Spośród rosyjskich wnioskodawców wypowiedzieli się dla stacji przedstawiciele RWIO. Dyrektor naukowy Towarzystwa Michaił Miagkow zaznaczył w szczególności, że w Polsce burzono pomniki Armii Czerwonej, a z podręczników usunięto "wszystko to, co dotyczyło wyzwoleńczej roli Armii Czerwonej".
Rossija24 podała także, że RWIO zwróciło się do szefa Rady Europejskiej Donalda Tuska z prośbą o przywrócenie organizacji do udziału w konkursie. Informację na temat tego listu RWIO ogłosiło w środę na swojej stronie internetowej.
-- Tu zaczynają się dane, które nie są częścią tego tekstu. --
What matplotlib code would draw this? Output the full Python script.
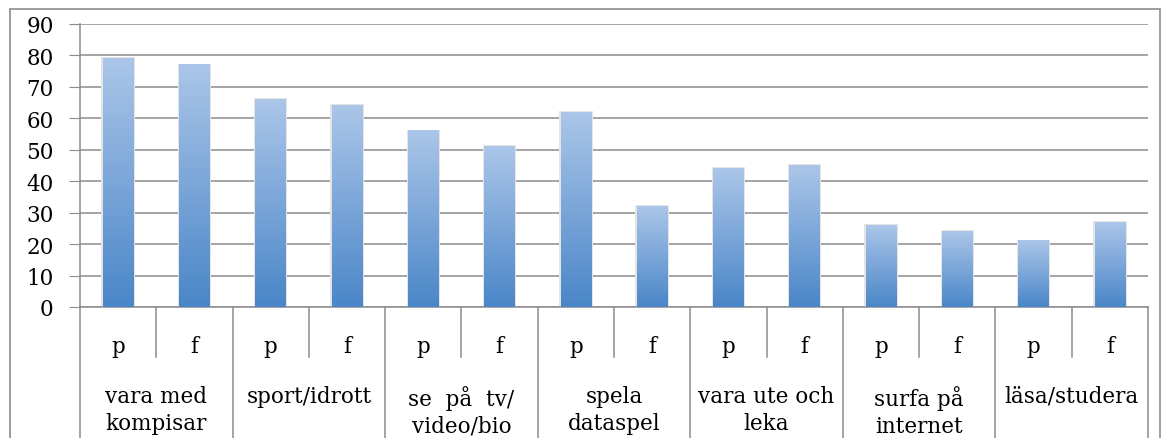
import numpy as np
import matplotlib
matplotlib.use("Agg")
import matplotlib.pyplot as plt
from matplotlib.colors import LinearSegmentedColormap
from matplotlib.patches import Rectangle
import matplotlib.transforms as mtransforms

# data
groups = ["vara med\nkompisar", "sport/idrott", "se  på  tv/\nvideo/bio", "spela\ndataspel",
          "vara ute och\nleka", "surfa på\ninternet", "läsa/studera"]
subs = ["p", "f"]
p_values = [79, 66, 56, 62, 44, 26, 21]
f_values = [77, 64, 51, 32, 45, 24, 27]
y_ticks = list(range(0, 100, 10))

plt.rcParams['font.family'] = ['DejaVu Serif', 'Liberation Serif']
grey = "#8c8c8c"
fs = 15.5

fig = plt.figure(figsize=(11.7, 4.39), dpi=100)
ax = fig.add_axes([80 / 1170, 131 / 439, 1068 / 1170, 283 / 439])

# outer chart border (bottom is cut off in the reference)
fig.patches.append(Rectangle((10 / 1170, -0.1), 1150 / 1170, 1.1 - 10 / 439,
                             transform=fig.transFigure, fill=False,
                             edgecolor=grey, linewidth=1.2))

values = []
for p, f in zip(p_values, f_values):
    values += [p, f]
n = len(values)
xs = np.arange(n)
bar_w = 0.4

cmap = LinearSegmentedColormap.from_list("bar", ["#4a86c8", "#abc6e9"])
grad = np.linspace(0, 1, 256).reshape(-1, 1)
for x, v in zip(xs, values):
    # soft shadow round the bar
    ax.add_patch(Rectangle((x - bar_w / 2 - 0.02, 0), bar_w + 0.04, v + 0.4,
                           facecolor="#e4e4e4", edgecolor="none", zorder=2))
    ax.imshow(grad, extent=[x - bar_w / 2, x + bar_w / 2, 0, v], origin="lower",
              aspect="auto", cmap=cmap, zorder=3)

ax.set_xlim(-0.5, n - 0.5)
ax.set_ylim(0, 90)
ax.set_yticks(y_ticks)
ax.tick_params(axis="y", labelsize=fs, length=8, color=grey, pad=11)
ax.grid(axis="y", color=grey, linewidth=1.1, zorder=1)
ax.set_axisbelow(True)
for side in ["top", "right"]:
    ax.spines[side].set_visible(False)
ax.spines["left"].set_color(grey)
ax.spines["bottom"].set_color(grey)
ax.spines["left"].set_linewidth(1.1)
ax.spines["bottom"].set_linewidth(1.1)

# multi-level category axis
ax.set_xticks(xs)
ax.set_xticklabels(subs * len(groups), fontsize=fs)
ax.tick_params(axis="x", length=0, pad=20)

trans = mtransforms.blended_transform_factory(ax.transData, ax.transAxes)
for i in range(n + 1):
    bottom = -0.5 if i % 2 == 0 else -0.177
    ax.plot([i - 0.5, i - 0.5], [0, bottom], transform=trans, color=grey,
            linewidth=1.1, clip_on=False)
for g, label in enumerate(groups):
    ax.text(2 * g + 0.5, -0.275, label, transform=trans, ha="center", va="top",
            fontsize=fs, linespacing=1.3)

fig.savefig("out.png", dpi=100)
Poinformowało, że przyczyną odmowy udziału w konkursie był "dokument, na który Towarzystwo jakoby nie odpowiedziało w wyznaczonym terminie, co nie jest zgodne z prawdą, jako że przez cały ten czas RWIO prowadziło stałą korespondencję z organizatorami konkursu".
"W oficjalnym apelu Rosyjskie Towarzystwo Wojskowo-Historyczne prosi Donalda Tuska o okazanie pomocy w zrewidowaniu decyzji i zarekomendowanie organizatorom, by dali RWIO możliwość wzięcia na równych prawach udziału w konkursie, ze względu na doświadczenie i pełne zagłębienie w ten temat" - głosi komunikat RWIO.
RWIO, którego przewodniczącym jest minister kultury Rosji Władimir Miedinski, w ubiegłym roku uruchomiło na terenie Lasu Katyńskiego wystawę na temat stosunków rosyjsko-polskich. Zdaniem badacza rosyjskiego Stowarzyszenia Memoriał Aleksandra Gurjanowa wystawa ta zawiera wiele przeinaczeń i przekłamań. Materiał Rossii24 zbiegł się w środę z polskimi uroczystościami na terenie Polskiego Cmentarza Wojennego w Katyniu. Polscy dyplomaci z Moskwy i Smoleńska, przedstawiciele Polonii oraz kilkudziesięciu uczestników Klubu Gazety Polskiej uczciło pamięć polskich oficerów oraz spoczywających w Lesie Katyńskim tysięcy obywateli ZSRR - ofiar represji stalinowskich.